Combinação de descaso com inapetência, ambos alimentados pelo interesse pecuniário: fiscalizar as escolas de jornalismo significa antes de tudo denunciar o descalabro do ensino superior privado, hoje um dos grandes anunciantes da mídia diária. Dois dos maiores jornais brasileiros (Folha e Globo) ostentam entre os seus colaboradores regulares o lobista-mor do ensino superior privado, Arnaldo Niskier. E isto não acontece por acaso ou em função do talento do escriba: é acerto mesmo – toma lá, dá cá.

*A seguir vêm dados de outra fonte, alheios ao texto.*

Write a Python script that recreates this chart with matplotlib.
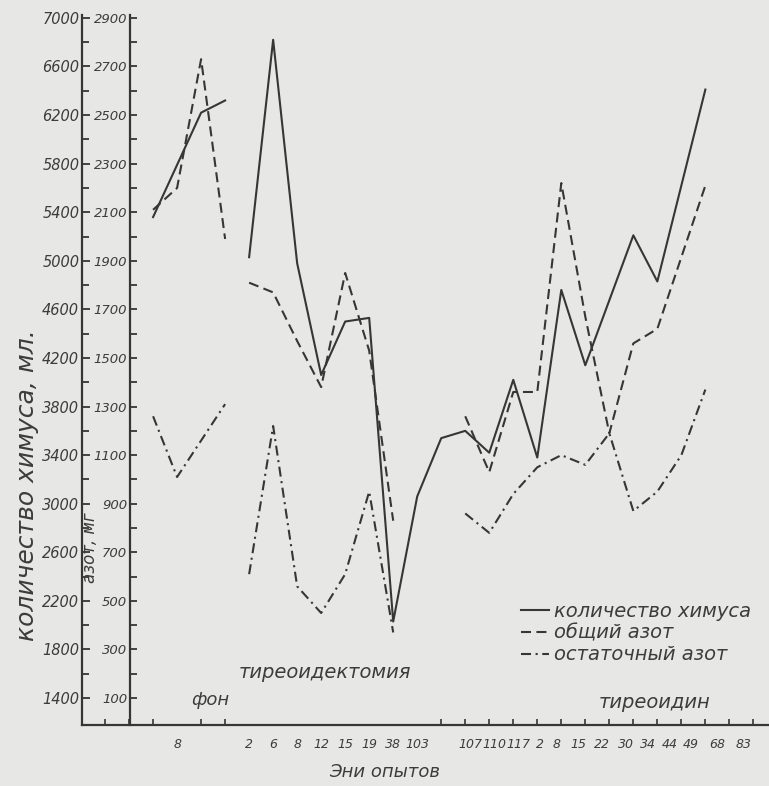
import matplotlib.pyplot as plt
from matplotlib.lines import Line2D

# days of experiment, x positions in grid steps along the day axis
bg_pos = [3, 4, 5, 6]
tx_pos = [7, 8, 9, 10, 11, 12, 13]
chyme_pos = [7, 8, 9, 10, 11, 12, 13, 14, 15, 16, 17, 18, 19, 20, 21, 23, 24, 26]
thy_pos = [16, 17, 18, 19, 20, 21, 22, 23, 24, 26]
resid_bg_pos = [3, 4, 6]
resid_thy_pos = [16, 17, 18, 19, 20, 21, 22, 23, 24, 25, 26]

# chyme volume, ml (solid)
chyme_bg = [5360, 5790, 6220, 6320]
chyme_exp = [5030, 6820, 4980, 4060, 4500, 4530, 2030, 3060, 3540, 3600,
             3420, 4020, 3380, 4760, 4140, 5210, 4830, 6410]

# total nitrogen, mg (dashed)
total_n_bg = [2110, 2200, 2730, 1990]
total_n_tx = [1810, 1770, 1570, 1380, 1850, 1530, 830]
total_n_thy = [1260, 1030, 1360, 1360, 2220, 1670, 1190, 1560, 1620, 2210]

# residual nitrogen, mg (dash-dot)
resid_bg = [1260, 1010, 1310]
resid_tx = [610, 1220, 560, 450, 610, 950, 370]
resid_thy = [860, 780, 940, 1050, 1100, 1060, 1190, 870, 950, 1100, 1370]

# tick labels
chyme_ticks = list(range(1400, 7001, 400))
n_ticks = list(range(100, 2901, 200))
day_label_pos = [4, 7, 8, 9, 10, 11, 12, 13, 14,
                 16.2, 17.2, 18.2, 19.1, 19.8, 20.7, 21.7, 22.7, 23.6, 24.5, 25.4, 26.5, 27.6]
day_labels = ['8', '2', '6', '8', '12', '15', '19', '38', '103',
              '107', '110', '117', '2', '8', '15', '22', '30', '34', '44', '49', '68', '83']

ink = '#363636'
paper = '#e7e7e5'
dash = (0, (4.8, 2.6))
dashdot = (0, (4.8, 2.2, 1.0, 2.2))
lw = 1.5

plt.rcParams['font.family'] = 'DejaVu Sans'
plt.rcParams['font.style'] = 'italic'

fig = plt.figure(figsize=(7.69, 7.86), dpi=100, facecolor=paper)
# chyme axis (left, outer scale)
ax = fig.add_axes([82/769, 61/786, 687/769, 710/786])
ax.set_facecolor('none')
# nitrogen axis (inner scale)
axn = ax.twinx()

n_lo, n_hi = -11, 2912
ax.set_ylim(1400 + (n_lo - 100) * 2, 1400 + (n_hi - 100) * 2)
axn.set_ylim(n_lo, n_hi)
ax.set_xlim(0.04, 28.65)

# solid: chyme
ax.plot(bg_pos, chyme_bg, color=ink, lw=lw)
ax.plot(chyme_pos, chyme_exp, color=ink, lw=lw)
# dashed: total nitrogen
axn.plot(bg_pos, total_n_bg, color=ink, lw=lw, ls=dash)
axn.plot(tx_pos, total_n_tx, color=ink, lw=lw, ls=dash)
axn.plot(thy_pos, total_n_thy, color=ink, lw=lw, ls=dash)
# dash-dot: residual nitrogen
axn.plot(resid_bg_pos, resid_bg, color=ink, lw=lw, ls=dashdot)
axn.plot(tx_pos, resid_tx, color=ink, lw=lw, ls=dashdot)
axn.plot(resid_thy_pos, resid_thy, color=ink, lw=lw, ls=dashdot)

for s in ['top', 'right']:
    ax.spines[s].set_visible(False)
    axn.spines[s].set_visible(False)
axn.spines['bottom'].set_visible(False)
for s in ['left', 'bottom']:
    ax.spines[s].set_color(ink)
    ax.spines[s].set_linewidth(1.6)

ax.set_yticks(chyme_ticks)
ax.set_yticks([v + 200 for v in chyme_ticks[:-1]], minor=True)
ax.tick_params(axis='y', which='major', direction='in', length=6, width=1.3,
               color=ink, labelcolor='#3c3c3c', labelsize=10.5, pad=2)
ax.tick_params(axis='y', which='minor', direction='in', length=5, width=1.3, color=ink)

axn.yaxis.set_ticks_position('left')
axn.yaxis.set_label_position('left')
axn.spines['left'].set_position(('axes', (130 - 82) / 687))
axn.spines['left'].set_color(ink)
axn.spines['left'].set_linewidth(1.6)
axn.set_yticks(n_ticks)
axn.set_yticks([v + 100 for v in n_ticks[:-1]], minor=True)
axn.tick_params(axis='y', which='major', direction='in', length=5, width=1.3,
                color=ink, labelcolor='#3c3c3c', labelsize=9.5, pad=2)
axn.tick_params(axis='y', which='minor', direction='in', length=5, width=1.3, color=ink)

ax.set_xticks(day_label_pos, day_labels)
ax.set_xticks(range(1, 29), minor=True)
ax.tick_params(axis='x', which='major', length=0, labelsize=9, labelcolor='#3c3c3c', pad=9)
ax.tick_params(axis='x', which='minor', direction='in', length=4, width=1.2, color=ink)

fig.text(27/769, 1 - 485/786, 'количество химуса, мл.', rotation=90, ha='center', va='center',
         fontsize=18, color='#3c3c3c')
fig.text(90/769, 1 - 548/786, 'азот, мг', rotation=90, ha='center', va='center',
         fontsize=12, color='#3c3c3c')
fig.text(210/769, 1 - 700/786, 'фон', ha='center', va='center', fontsize=13, color='#3c3c3c')
fig.text(325/769, 1 - 672/786, 'тиреоидектомия', ha='center', va='center', fontsize=14, color='#3c3c3c')
fig.text(655/769, 1 - 703/786, 'тиреоидин', ha='center', va='center', fontsize=14, color='#3c3c3c')
fig.text(385/769, 1 - 772/786, 'Эни опытов', ha='center', va='center', fontsize=13, color='#3c3c3c')

handles = [Line2D([], [], color=ink, lw=lw),
           Line2D([], [], color=ink, lw=lw, ls=dash),
           Line2D([], [], color=ink, lw=lw, ls=dashdot)]
fig.legend(handles, ['количество химуса', 'общий азот', 'остаточный азот'],
           loc='center right', bbox_to_anchor=(1.0, 1 - 633/786), frameon=False,
           handlelength=1.4, handletextpad=0.3, labelspacing=0.15, fontsize=14,
           labelcolor='#3c3c3c')

fig.savefig('out.png', dpi=100, facecolor=paper)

A divulgação desses dramáticos resultados confirma o que este Observador vem dizendo aqui, desde 1997:

  • O ensino do jornalismo precisa ser reexaminado. Professor de disciplinas técnicas deve ser jornalista, com militância profissional reconhecida e comprovada (além dos demais atributos acadêmicos).
  • Uma escola de jornalismo deve coexistir com um projeto jornalístico regular e permanente. Não se ensina medicina sem um hospital, clínica ou ambulatório.
  • A pós-graduação em jornalismo é uma necessidade. É preciso separá-la definitivamente da pós em comunicação. A base é comum mas são matérias distintas, assim como farmacologia e medicina. O orientador de monografias ou teses sobre jornalismo deve ser um professor com experiência comprovada em redações para impedir que os trabalhos de pós-graduação em jornalismo continuem a conter as asneiras que serão reforçadas em trabalhos posteriores.
  • O provão veio para ficar. Se algumas definições precisam ser reexaminadas, que sejam reexaminadas. Se alguns critérios precisam ser revistos, que sejam revistos. Mas o processo regulador e fiscalizador como um todo não pode ser revertido. Ser contra o provão hoje é o mesmo do que proclamar-se contra a reforma do Judiciário [veja rubrica Diretório Acadêmico, nesta edição].

 

A.D.

  • Narcisa Tamborindeguy, a socialite carioca que neste ano forma-se em jornalismo, ganhou a capa do segundo caderno de O Globo (12/2/00) com chamada na primeira página. E o que fez a moça? Não fez. Ganhou o destaque pela não-notícia – o seu livro foi recusado por uma editora popular, também do Rio. A fabricação de celebridades não precisa de pretextos, qualquer coisa serve. Não fosse pela obra-prima que está produzindo, a divina Narcisa seria capa por que trocou de faculdade: ameaçada de expulsão de um estabelecimento (privado, é claro), foi contratada por outro. Certamente com bolsa de estudos.
  • O UOL faz hoje o onanista de amanhã. Eis as razões por que um adolescente precisa ser assinante do maior provedor brasileiro de internet, publicadas em cores num anúncio de página inteira – nas revistas saiu em página dupla: “Porque só no UOL ele pode encontrar tudo sobre sexo; porque pode entrar no comVC e conversar on-line sobre sexo; porque pode entrar na estação de esportes e saber tudo sobre peladas; porque pode encontrar nos amigos virtuais uma namorada para fazer sexo virtual; porque só no UOL ele pode encontrar no Miner um bom creme para espinhas.”
  • O verbo mais usado na primeira página do JB tem sido “esquentar”.
  • Sessão espírita em O Globo (14/2/00): “Noel Nutels aprova genéricos” (título de matéria na página 17). Noel Nutels morreu há 20 anos, a instituição que leva o nome do famoso sanitarista é Laboratório Central de Saúde Pública Noel Nutels. O redator do título poderia usar “laboratório” ou “saúde pública”.